Feeling guilty can keep you stuck and cause depression. Guilt is a burden you carry and if unaddressed and unchecked leads to deeper feelings of shame.
Guilt Vs Shame
If you have hurt someone and you feel guilty, apologise, which will help alleviate your guilt. If you are an anxious person you may tend to feel more guilty about things so learn how to relax and stop being so hard on yourself. Once you really get to know yourself, by questioning and going over your actions in your meditation the guilty feelings will subside as soon as you can isolate the trigger and acknowledge it wasn't my fault, I didn't know better, I am not to blame. Once you stop blaming yourself internally, remember the story of the Buddah's second arrow, That’s the arrow of your emotional reaction. you dodge the second arrow by consciously choosing contemplation instead.
Venus Cow says, "No one is perfect."
If you want to live shamelessly you have to be completely open and to be completely open you have to be completely honest. Guilt can only coexist in secret so spilling your guts is the best way I've found to alleviate it.
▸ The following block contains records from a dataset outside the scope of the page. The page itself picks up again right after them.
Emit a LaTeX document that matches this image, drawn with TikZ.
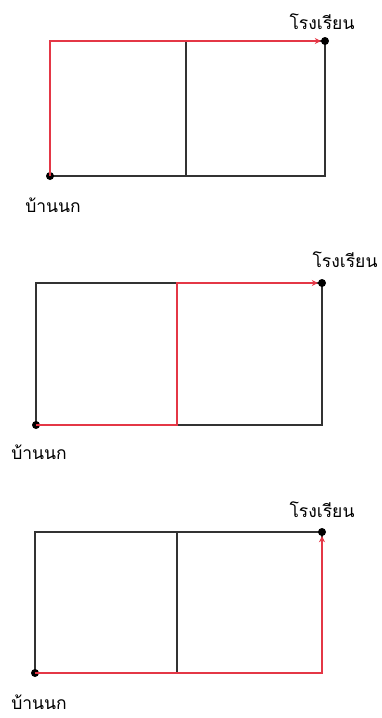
\documentclass[tikz,border=0pt]{standalone}
\usepackage{fontspec}
\newfontfamily\thaifont[Script=Thai]{Loma}
\usetikzlibrary{arrows.meta}
\definecolor{gridc}{RGB}{50,50,50}
\definecolor{pathc}{RGB}{228,55,70}
\tikzset{
  gridline/.style={draw=gridc, line width=2pt},
  route/.style={draw=pathc, line width=1.7pt, -{Stealth[length=6pt,width=6pt]}},
  spot/.style={circle, fill=black, inner sep=0pt, minimum size=8pt},
  lbl/.style={font=\thaifont\fontsize{17.5}{17.5}\selectfont, anchor=base, inner sep=0pt}
}
\begin{document}
\begin{tikzpicture}[x=1pt,y=-1pt]
\useasboundingbox (0,0) rectangle (381,718);
% ---------- panel 1 ----------
\coordinate (a1) at (50,41);  \coordinate (b1) at (186,41);  \coordinate (c1) at (325,41);
\coordinate (d1) at (50,176); \coordinate (e1) at (186,176); \coordinate (f1) at (325,176);
\draw[gridline] (a1) -- (c1) -- (f1) -- (d1) -- cycle (b1) -- (e1);
\node[spot] (h1) at (d1) {};
\node[spot] (s1) at (c1) {};
\draw[route] (h1.center) -- (a1) -- (s1);
\node[lbl] (st1) at (322,29) {โรงเรียน};
\node[lbl] (ht1) at (53,212) {บ้านนก};
% ---------- panel 2 ----------
\coordinate (a2) at (36,283);  \coordinate (b2) at (177,283);  \coordinate (c2) at (322,283);
\coordinate (d2) at (36,425);  \coordinate (e2) at (177,425);  \coordinate (f2) at (322,425);
\draw[gridline] (a2) -- (c2) -- (f2) -- (d2) -- cycle (b2) -- (e2);
\node[spot] (h2) at (d2) {};
\node[spot] (s2) at (c2) {};
\draw[route] (h2.center) -- (e2) -- (b2) -- (s2);
\node[lbl] (st2) at (345,267) {โรงเรียน};
\node[lbl] (ht2) at (39,459) {บ้านนก};
% ---------- panel 3 ----------
\coordinate (a3) at (35,532);  \coordinate (b3) at (177,532);  \coordinate (c3) at (322,532);
\coordinate (d3) at (35,673);  \coordinate (e3) at (177,673);  \coordinate (f3) at (322,673);
\draw[gridline] (a3) -- (c3) -- (f3) -- (d3) -- cycle (b3) -- (e3);
\node[spot] (h3) at (d3) {};
\node[spot] (s3) at (c3) {};
\draw[route] (h3.center) -- (f3) -- (s3);
\node[lbl] (st3) at (322,517) {โรงเรียน};
\node[lbl] (ht3) at (39,709) {บ้านนก};
\end{tikzpicture}
\end{document}
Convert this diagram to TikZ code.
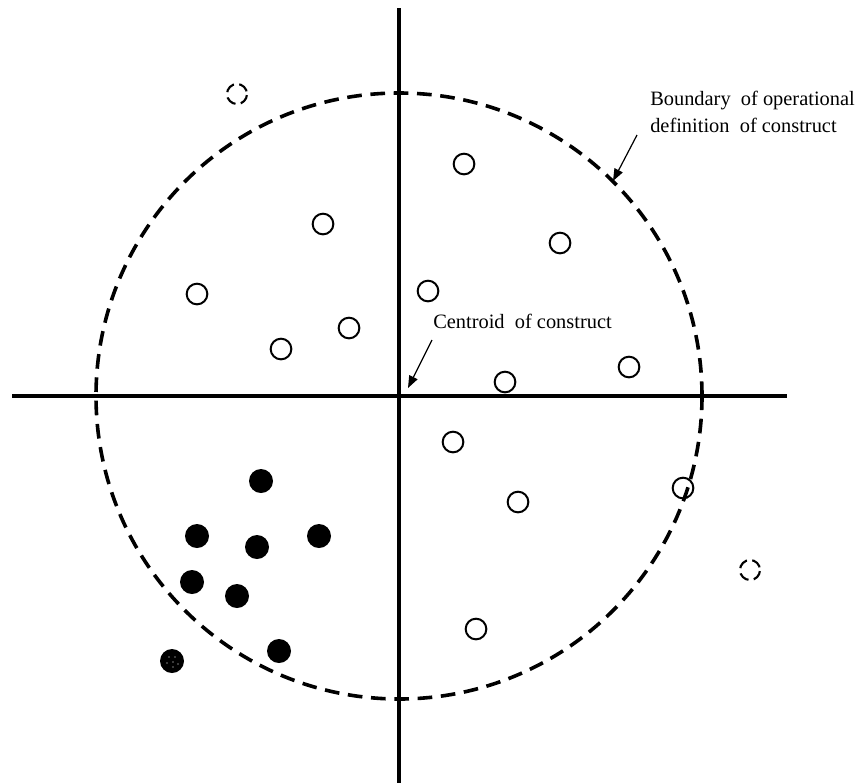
\documentclass[tikz,border=0pt]{standalone}
\usepackage{fontspec}
\setmainfont{Liberation Serif}
\usetikzlibrary{arrows.meta,positioning}
\tikzset{
  axis/.style={line width=3.6pt,line cap=butt},
  boundary/.style={line width=2.7pt,dash pattern=on 11pt off 6.5pt},
  member/.style={circle,draw,line width=1.5pt,minimum size=15.5pt,inner sep=0pt},
  core/.style={circle,fill,minimum size=18pt,inner sep=0pt},
  outlier/.style={circle,draw,line width=1.6pt,minimum size=15pt,inner sep=0pt,
                  dash pattern=on 8pt off 4pt,dash phase=-2pt},
  note/.style={font=\fontsize{15.3}{20.3}\selectfont,inner sep=0pt,align=left},
  pointer/.style={-{Triangle[length=3.2mm,width=2.4mm]},line width=0.9pt}
}
\begin{document}
\begin{tikzpicture}[x=0.75pt,y=-0.75pt]
\useasboundingbox (0,0) rectangle (860,783);
% axes
\coordinate (top) at (399,8);
\coordinate (bottom) at (399,783);
\coordinate (left) at (12,396);
\coordinate (right) at (787,396);
\draw[axis] (top)--(bottom);
\draw[axis] (left)--(right);
% boundary of the construct
\coordinate (centroid) at (399,396);
\draw[boundary] (centroid) circle[radius=227.25pt];
% items inside the boundary
\node[member] (m1) at (464,164) {};
\node[member] (m2) at (560,243) {};
\node[member] (m3) at (323,224) {};
\node[member] (m4) at (197,294) {};
\node[member] (m5) at (428,291) {};
\node[member] (m6) at (349,328) {};
\node[member] (m7) at (281,349) {};
\node[member] (m8) at (505,382) {};
\node[member] (m9) at (629,367) {};
\node[member] (m10) at (453,442) {};
\node[member] (m11) at (518,502) {};
\node[member] (m12) at (683,488) {};
\node[member] (m13) at (476,629) {};
% filled cluster
\node[core] (c1) at (261,481) {};
\node[core] (c2) at (197,536) {};
\node[core] (c3) at (257,547) {};
\node[core] (c4) at (319,536) {};
\node[core] (c5) at (192,582) {};
\node[core] (c6) at (237,596) {};
\node[core] (c7) at (279,651) {};
\node[core] (c8) at (172,661) {};
\foreach \dx/\dy in {-3/-4,3/-4,-5/2,1/1,6/3,1/6}
  \fill[white] ([shift={(\dx,\dy)}]c8.center) circle[radius=0.5pt];
% items outside the boundary
\node[outlier] (o1) at (237,94) {};
\node[outlier] (o2) at (750,570) {};
% labels
\node[note,anchor=base west] (centlabel) at (433,328) {Centroid\ \ of construct};
\node[note,anchor=north west] (boundlabel) at (650,91) {Boundary\ \ of operational\\definition\ \ of construct};
\coordinate (centfrom) at (432,340);
\coordinate (centto) at (408,388);
\coordinate (boundfrom) at (637,135);
\coordinate (boundto) at (613,181);
\draw[pointer] (centfrom)--(centto);
\draw[pointer] (boundfrom)--(boundto);
\end{tikzpicture}
\end{document}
Guilt will eat away at everything that is good about how you feel, live and exist, leaving you feeling responsible for the suffering of others, which in turn leaves little time for working on yourself. We have to remember if we have done something deliberately to hurt someone else, then we are to blame and need to take personal responsibility and say sorry. We also have to remember there are two sides to every story, so someone projecting their suffering on you, in order to make you feel guilty, to get what they want, is not your fault.
It can be so draining to live your life feeling guilty as well as put you at risk of making the wrong decisions. Our guilt comes from avoiding things we don’t want to do, like letting someone down, hurting someone’s feelings, not facing the truth. Go to your journal and make a list of not what you don’t want but focus on what you do want. Think about all the times you have said to yourself, I should not have said that or done that, I should have known better?
If you feel insecure or not good enough don’t let people push the wrong buttons inside to make you feel guilty, learn to believe in yourself and your actions and stick with your choices no matter what others think. Thinking about what you are doing, why you are doing it, your motive (particularly if you anticipate potentially upsetting someone in the process, will stop you feeling guilty. At least if you do this, you only have yourself to blame if it all blows up in your face and you allow anyone to steer you or bully you away from what you want. From this you will learn people project their dissatifaction on to others, something we unravel a lot in free life coaching.
Venus Cow says, "I must learn to forgive myself first."